--- Start ---
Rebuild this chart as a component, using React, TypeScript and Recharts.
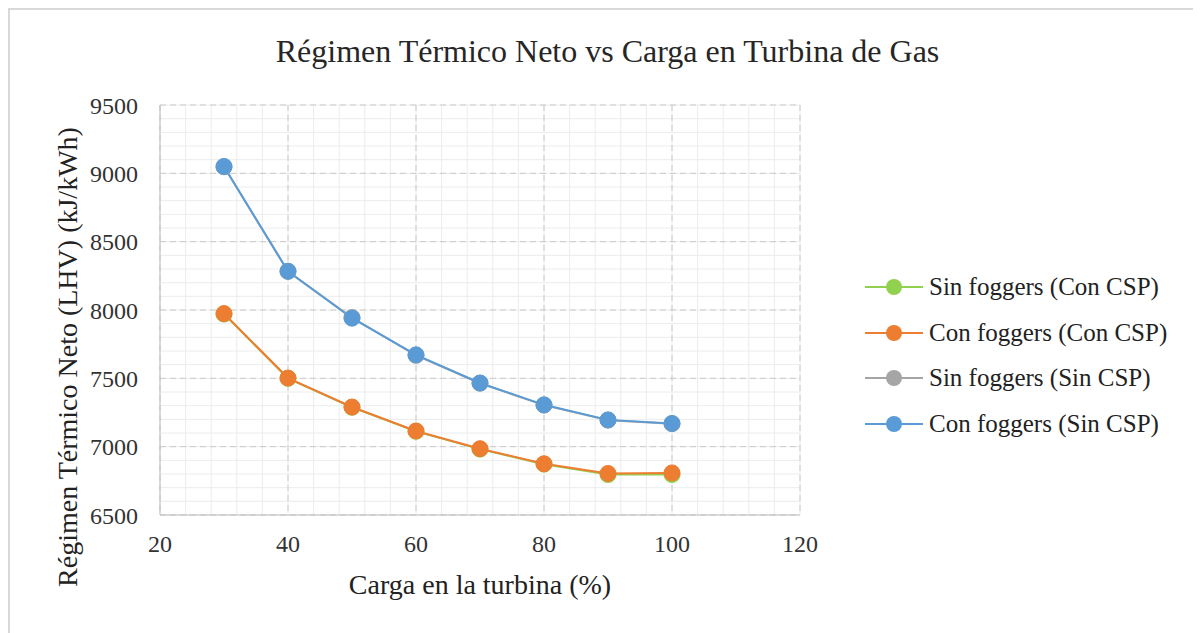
import React from "react";
import {
  LineChart,
  Line,
  XAxis,
  YAxis,
  CartesianGrid,
  Legend,
} from "recharts";

const carga = [30, 40, 50, 60, 70, 80, 90, 100];
const sinFoggersConCsp = [7970, 7500, 7288, 7112, 6982, 6872, 6796, 6796];
const conFoggersConCsp = [7974, 7502, 7290, 7115, 6985, 6875, 6804, 6808];
const sinFoggersSinCsp = [9048, 8282, 7945, 7668, 7464, 7304, 7194, 7168];
const conFoggersSinCsp = [9050, 8284, 7940, 7672, 7466, 7306, 7196, 7170];

const xTicks = [20, 40, 60, 80, 100, 120];
const yTicks = [6500, 7000, 7500, 8000, 8500, 9000, 9500];

const series = [
  { key: "sfc", name: "Sin foggers (Con CSP)", color: "#92D050", values: sinFoggersConCsp },
  { key: "cfc", name: "Con foggers (Con CSP)", color: "#ED7D31", values: conFoggersConCsp },
  { key: "sfs", name: "Sin foggers (Sin CSP)", color: "#A5A5A5", values: sinFoggersSinCsp },
  { key: "cfs", name: "Con foggers (Sin CSP)", color: "#5B9BD5", values: conFoggersSinCsp },
];

const data = carga.map((c, i) => {
  const row: Record<string, number> = { carga: c };
  series.forEach((s) => (row[s.key] = s.values[i]));
  return row;
});

const FONT = '"Liberation Serif", "Times New Roman", serif';

// minor grid every 4 % on x and every 100 on y
const minorX: number[] = [];
for (let v = 20; v <= 120; v += 4) minorX.push(v);
const minorY: number[] = [];
for (let v = 6500; v <= 9500; v += 100) minorY.push(v);

const vertMinor = ({ offset }: any) =>
  minorX.map((v) => offset.left + ((v - 20) / 100) * offset.width);
const horzMinor = ({ offset }: any) =>
  minorY.map((v) => offset.top + ((9500 - v) / 3000) * offset.height);

const LegendBox = () => (
  <div style={{ fontFamily: FONT, fontSize: 25, color: "#222", whiteSpace: "nowrap" }}>
    {series.map((s) => (
      <div key={s.key} style={{ display: "flex", alignItems: "center", height: 45.7 }}>
        <svg width={58} height={20} style={{ marginRight: 6, flexShrink: 0 }}>
          <line x1={0} y1={10} x2={58} y2={10} stroke={s.color} strokeWidth={2} />
          <circle cx={29} cy={10} r={8} fill={s.color} />
        </svg>
        <span>{s.name}</span>
      </div>
    ))}
  </div>
);

export default function App() {
  return (
    <div
      style={{
        position: "relative",
        width: 1193,
        height: 625,
        boxSizing: "border-box",
        borderTop: "2px solid #d9d9d9",
        borderLeft: "2px solid #d9d9d9",
        background: "#fff",
      }}
    >
      <div
        style={{
          position: "absolute",
          left: 0,
          width: 1195,
          top: 23,
          textAlign: "center",
          fontFamily: FONT,
          fontSize: 32,
          color: "#262626",
          lineHeight: "36px",
        }}
      >
        Régimen Térmico Neto vs Carga en Turbina de Gas
      </div>
      <LineChart
        width={1191}
        height={623}
        data={data}
        margin={{ top: 95, right: 6, bottom: 38, left: 90 }}
      >
        <CartesianGrid
          stroke="#ececec"
          strokeWidth={1}
          verticalCoordinatesGenerator={vertMinor}
          horizontalCoordinatesGenerator={horzMinor}
        />
        <CartesianGrid stroke="#cacaca" strokeDasharray="6 4" strokeWidth={1} />
        <XAxis
          dataKey="carga"
          type="number"
          domain={[20, 120]}
          ticks={xTicks}
          height={80}
          tickLine={false}
          axisLine={{ stroke: "#bfbfbf" }}
          tickMargin={14}
          tick={{ fontFamily: FONT, fontSize: 24, fill: "#333" }}
          label={{
            content: ({ viewBox }: any) => (
              <text
                x={viewBox.x + viewBox.width / 2}
                y={viewBox.y + 79}
                textAnchor="middle"
                fontFamily={FONT}
                fontSize={28}
                fill="#222"
              >
                Carga en la turbina (%)
              </text>
            ),
          }}
        />
        <YAxis
          type="number"
          domain={[6500, 9500]}
          ticks={yTicks}
          width={60}
          tickLine={false}
          axisLine={{ stroke: "#bfbfbf" }}
          tickMargin={16}
          tick={{ fontFamily: FONT, fontSize: 24, fill: "#333" }}
          label={{
            content: ({ viewBox }: any) => {
              const x = viewBox.x - 33;
              const y = viewBox.y + viewBox.height / 2 + 47;
              return (
                <text
                  x={x}
                  y={y}
                  textAnchor="middle"
                  dominantBaseline="central"
                  transform={`rotate(-90, ${x}, ${y})`}
                  fontFamily={FONT}
                  fontSize={28}
                  fill="#222"
                >
                  Régimen Térmico Neto (LHV) (kJ/kWh)
                </text>
              );
            },
          }}
        />
        <Legend
          layout="vertical"
          align="right"
          verticalAlign="top"
          content={<LegendBox />}
          wrapperStyle={{ width: 395, paddingLeft: 65, boxSizing: "border-box", top: 254 }}
        />
        {series.map((s) => (
          <Line
            key={s.key}
            dataKey={s.key}
            name={s.name}
            stroke={s.color}
            strokeWidth={2}
            dot={{ r: 8, fill: s.color, stroke: s.color, strokeWidth: 1 }}
            activeDot={false}
            isAnimationActive={false}
          />
        ))}
      </LineChart>
    </div>
  );
}
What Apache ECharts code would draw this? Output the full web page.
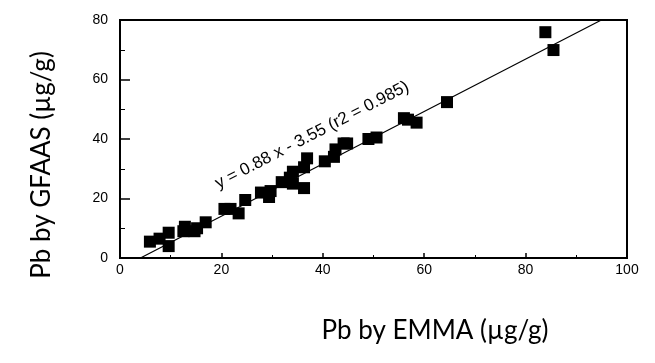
<!DOCTYPE html>
<html>
<head>
<meta charset="utf-8">
<script src="https://cdn.jsdelivr.net/npm/echarts@6/dist/echarts.min.js"></script>
<style>
  html, body { margin: 0; padding: 0; background: #fff; }
  #chart { width: 655px; height: 363px; }
</style>
</head>
<body>
<div id="chart"></div>
<script>
// Pb by EMMA (x) vs Pb by GFAAS (y), µg/g
const emma  = [5.9, 7.8, 9.6, 9.6, 12.5, 12.8, 14.7, 15.2, 16.9, 20.6, 21.8, 23.4, 24.7, 27.8, 29.4, 29.7,
               31.9, 33.5, 34.1, 34.1, 36.3, 36.3, 36.9, 40.4, 42.2, 42.5, 44.1, 44.8, 49.0, 50.6, 56.0,
               56.8, 58.5, 64.5, 83.9, 85.5];
const gfaas = [5.5, 6.5, 8.5, 4.0, 9.0, 10.5, 9.0, 10.0, 12.0, 16.5, 16.5, 15.0, 19.5, 22.0, 20.5, 22.5,
               25.5, 27.0, 25.0, 29.0, 23.5, 30.5, 33.5, 32.5, 34.0, 36.5, 38.5, 38.5, 40.0, 40.5, 47.0,
               46.5, 45.5, 52.4, 75.9, 69.9];
const slope = 0.88;
const intercept = -3.55;
const r2 = 0.985;
const xTicks = [0, 20, 40, 60, 80, 100];
const yTicks = [0, 20, 40, 60, 80];

const points = emma.map((x, i) => [x, gfaas[i]]);
const yMax = yTicks[yTicks.length - 1];
const fitLine = [[-intercept / slope, 0], [(yMax - intercept) / slope, yMax]];

const chart = echarts.init(document.getElementById("chart"));
const tickFont = {color: "#000", fontFamily: "Liberation Sans", fontSize: 14};

const option = {
  animation: false,
  grid: {
    left: 120, right: 28, top: 20, bottom: 105,
    show: true, borderColor: "#000", borderWidth: 2
  },
  xAxis: {
    type: "value",
    min: xTicks[0], max: xTicks[xTicks.length - 1], interval: 20,
    axisLine: {lineStyle: {color: "#000", width: 2}},
    axisTick: {inside: true, length: 5, lineStyle: {color: "#000", width: 1.5}},
    minorTick: {show: true, splitNumber: 2, length: 3, lineStyle: {color: "#000", width: 1}},
    axisLabel: Object.assign({margin: 5}, tickFont),
    splitLine: {show: false}
  },
  yAxis: {
    type: "value",
    min: yTicks[0], max: yMax, interval: 20,
    axisLine: {lineStyle: {color: "#000", width: 2}},
    axisTick: {inside: true, length: 10, lineStyle: {color: "#000", width: 1.5}},
    minorTick: {show: true, splitNumber: 2, length: 5, lineStyle: {color: "#000", width: 1}},
    axisLabel: Object.assign({margin: 12}, tickFont),
    splitLine: {show: false}
  },
  series: [
    {
      type: "line",
      data: fitLine,
      symbol: "none",
      lineStyle: {color: "#000", width: 1.2},
      z: 1
    },
    {
      type: "scatter",
      data: points,
      symbol: "rect",
      symbolSize: 12,
      itemStyle: {color: "#000", opacity: 1},
      z: 2
    }
  ]
};
chart.setOption(option);

// annotation along the fit line, and axis titles
const p0 = chart.convertToPixel({gridIndex: 0}, fitLine[0]);
const p1 = chart.convertToPixel({gridIndex: 0}, fitLine[1]);
const angle = Math.atan2(p0[1] - p1[1], p1[0] - p0[0]);
const labelPos = chart.convertToPixel({gridIndex: 0}, [37.9, 41.3]);

chart.setOption({
  graphic: [
    {
      type: "text",
      x: labelPos[0], y: labelPos[1],
      rotation: angle,
      style: {
        text: "y = " + slope + " x - " + Math.abs(intercept) + " (r2 = " + r2 + ")",
        fontFamily: "Liberation Sans", fontSize: 17, fill: "#000",
        align: "center", verticalAlign: "middle"
      }
    },
    {
      type: "text",
      x: 435, y: 331,
      style: {
        text: "Pb by EMMA (µg/g)",
        fontFamily: "Lato", fontSize: 26, fill: "#000",
        align: "center", verticalAlign: "middle"
      }
    },
    {
      type: "text",
      x: 42, y: 165,
      rotation: Math.PI / 2,
      style: {
        text: "Pb by GFAAS (µg/g)",
        fontFamily: "Lato", fontSize: 26, fill: "#000",
        align: "center", verticalAlign: "middle"
      }
    }
  ]
});
</script>
</body>
</html>
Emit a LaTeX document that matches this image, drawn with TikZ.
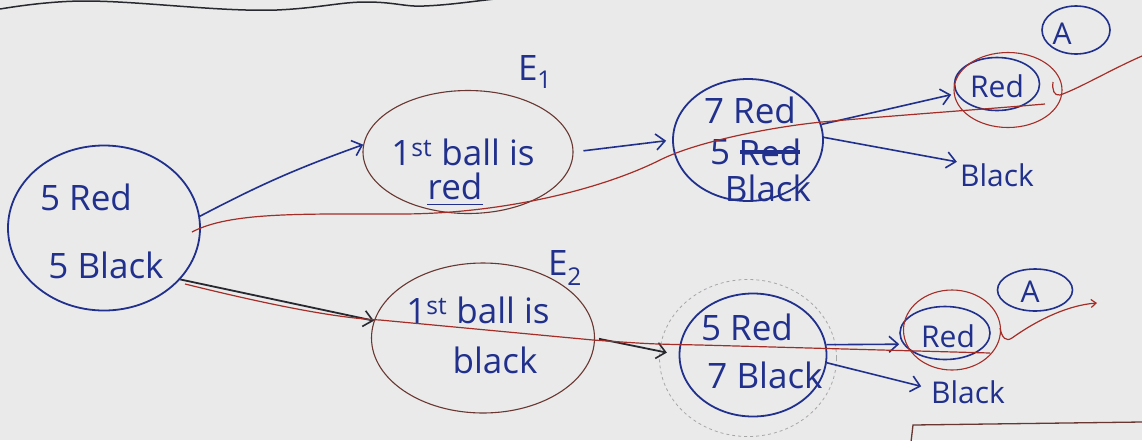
\documentclass[tikz,border=0pt]{standalone}
\usepackage{fontspec}
\setmainfont{Open Sans}
\usetikzlibrary{arrows.meta,shapes.geometric,calc}
\definecolor{board}{RGB}{233,234,233}
\definecolor{ink}{RGB}{32,48,140}
\definecolor{redink}{RGB}{165,45,40}
\definecolor{brownink}{RGB}{105,55,50}
\definecolor{darkink}{RGB}{40,40,48}
\begin{document}
\begin{tikzpicture}[x=1pt,y=-1pt,
  ell/.style={ellipse, draw=ink, line width=1.8pt, inner sep=0pt},
  thinell/.style={ellipse, draw=brownink, line width=1.1pt, inner sep=0pt},
  redell/.style={ellipse, draw=redink, line width=1.1pt, inner sep=0pt},
  txt/.style={text=ink, font=\fontsize{35}{40}\selectfont, inner sep=0pt},
  smalltxt/.style={text=ink, font=\fontsize{30}{34}\selectfont, inner sep=0pt},
  arr/.style={draw=ink, line width=1.6pt, -{Straight Barb[length=9pt,width=16pt,line width=1.6pt]}},
  darkarr/.style={draw=darkink, line width=1.8pt, -{Straight Barb[length=9pt,width=16pt,line width=1.6pt]}},
  redline/.style={draw=redink, line width=1.2pt}]
\fill[board] (0,0) rectangle (1142,440);
\useasboundingbox (0,0) rectangle (1142,440);

% top wavy line
\draw[darkink, line width=1.5pt] (0,9) .. controls (30,4) and (60,1) .. (85,1)
  .. controls (140,1) and (220,12) .. (277,10) .. controls (320,8) and (340,2) .. (366,2)
  .. controls (395,2) and (405,7) .. (424,6) .. controls (450,5) and (475,1) .. (495,-1);

% start node
\node[ell, minimum width=192pt, minimum height=165pt] (S) at (104,228) {};
\node[txt] (s1) at (86,197) {5 Red};
\node[txt] (s2) at (106,265) {5 Black};

% E1
\node[thinell, minimum width=210pt, minimum height=123pt] (E1) at (468,152) {};
\node[txt] (e1a) at (463,152) {1\textsuperscript{st} ball is};
\node[txt] (e1b) at (455,186) {red};
\draw[ink, line width=1.6pt] ([yshift=-5pt]e1b.south west) -- ([yshift=-5pt]e1b.south east);
\node[txt] (E1lab) at (535,72) {E\textsubscript{1}};

% E2
\node[thinell, minimum width=223pt, minimum height=150pt] (E2) at (483,338) {};
\node[txt] (e2a) at (478,310) {1\textsuperscript{st} ball is};
\node[txt] (e2b) at (495,360) {black};
\node[txt] (E2lab) at (565,268) {E\textsubscript{2}};

% M1
\node[ell, minimum width=150pt, minimum height=122pt] (M1) at (748,140) {};
\node[txt] (m1a) at (750,110) {7 Red};
\node[txt] (m1b) at (720,152) {5};
\node[txt] (m1r) at (770,152) {Red};
\draw[ink, line width=4pt] ([xshift=2pt]m1r.west) -- ([xshift=-2pt]m1r.east);
\node[txt] (m1c) at (768,188) {Black};

% top right
\node[ell, line width=1.6pt, minimum width=85pt, minimum height=53pt] (R1b) at (997,84) {};
\node[smalltxt] (R1) at (997,86) {Red};
\node[redell, minimum width=108pt, minimum height=75pt] (R1r) at (1008,90) {};
\node[smalltxt] (B1) at (997,175) {Black};
\node[ell, line width=1.6pt, minimum width=68pt, minimum height=48pt] (A1e) at (1076,30) {};
\node[smalltxt] (A1) at (1062,34) {A};

% M2
\node[ell, minimum width=147pt, minimum height=123pt] (M2) at (753,355) {};
\node[ellipse, draw=gray!70, dashed, line width=0.8pt, minimum width=177pt, minimum height=157pt] (M2d) at (748,358) {};
\node[txt] (m2a) at (747,327) {5 Red};
\node[txt] (m2b) at (765,375) {7 Black};

% lower right
\node[ell, line width=1.6pt, minimum width=90pt, minimum height=53pt] (R2b) at (945,333) {};
\node[smalltxt] (R2) at (948,336) {Red};
\node[redell, minimum width=97pt, minimum height=80pt] (R2r) at (952,330) {};
\node[smalltxt] (B2) at (968,392) {Black};
\node[ell, line width=1.6pt, minimum width=75pt, minimum height=42pt] (A2e) at (1035,290) {};
\node[smalltxt] (A2) at (1030,292) {A};

% arrows
\draw[arr] (S.7) to[bend left=4] (E1.176);
\draw[darkarr] (S.-34) -- (E2.171);
\draw[arr, shorten <=10pt, shorten >=6pt] (E1.east) -- (M1.west);
\draw[darkarr, shorten <=4pt, shorten >=12pt] (E2.east) -- (M2.west);
\draw[arr] (M1.12) -- ([xshift=-6pt]R1b.195);
\draw[arr, shorten >=8pt] (M1.2) -- (B1.160);
\draw[arr] (M2.8) -- ([xshift=-4pt]R2b.195);
\draw[arr, shorten >=10pt] (M2.-6) -- (B2.175);

% red solution paths
\draw[redline] (192,232) .. controls (230,212) and (300,214) .. (400,214)
  .. controls (500,214) and (600,190) .. (660,160)
  .. controls (700,140) and (780,126) .. (822,122)
  .. controls (900,115) and (1000,108) .. (1045,104);
\draw[redline] (1053,82) .. controls (1052,90) and (1054,96) .. (1060,95)
  .. controls (1080,88) and (1110,70) .. (1142,56);
\draw[redline] (185,284) .. controls (250,300) and (330,318) .. (380,320)
  -- (593,340) .. controls (650,344) .. (700,345) -- (990,353);
\draw[redline, -{Straight Barb[length=5pt,width=8pt]}] (1000,328) .. controls (1002,338) and (1006,342) .. (1012,338)
  .. controls (1040,318) and (1070,305) .. (1097,303);

% bottom-right box corner
\draw[brownink, line width=1.3pt] (911,442) -- (913,425) -- (1142,422);
\end{tikzpicture}
\end{document}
--- End ---
§ YOUR OBJECTIVE
Scan the records above for the string "React", then report every line that contains it.

§ CORRECT ANSWER
Rebuild this chart as a component, using React, TypeScript and Recharts.
import React from "react";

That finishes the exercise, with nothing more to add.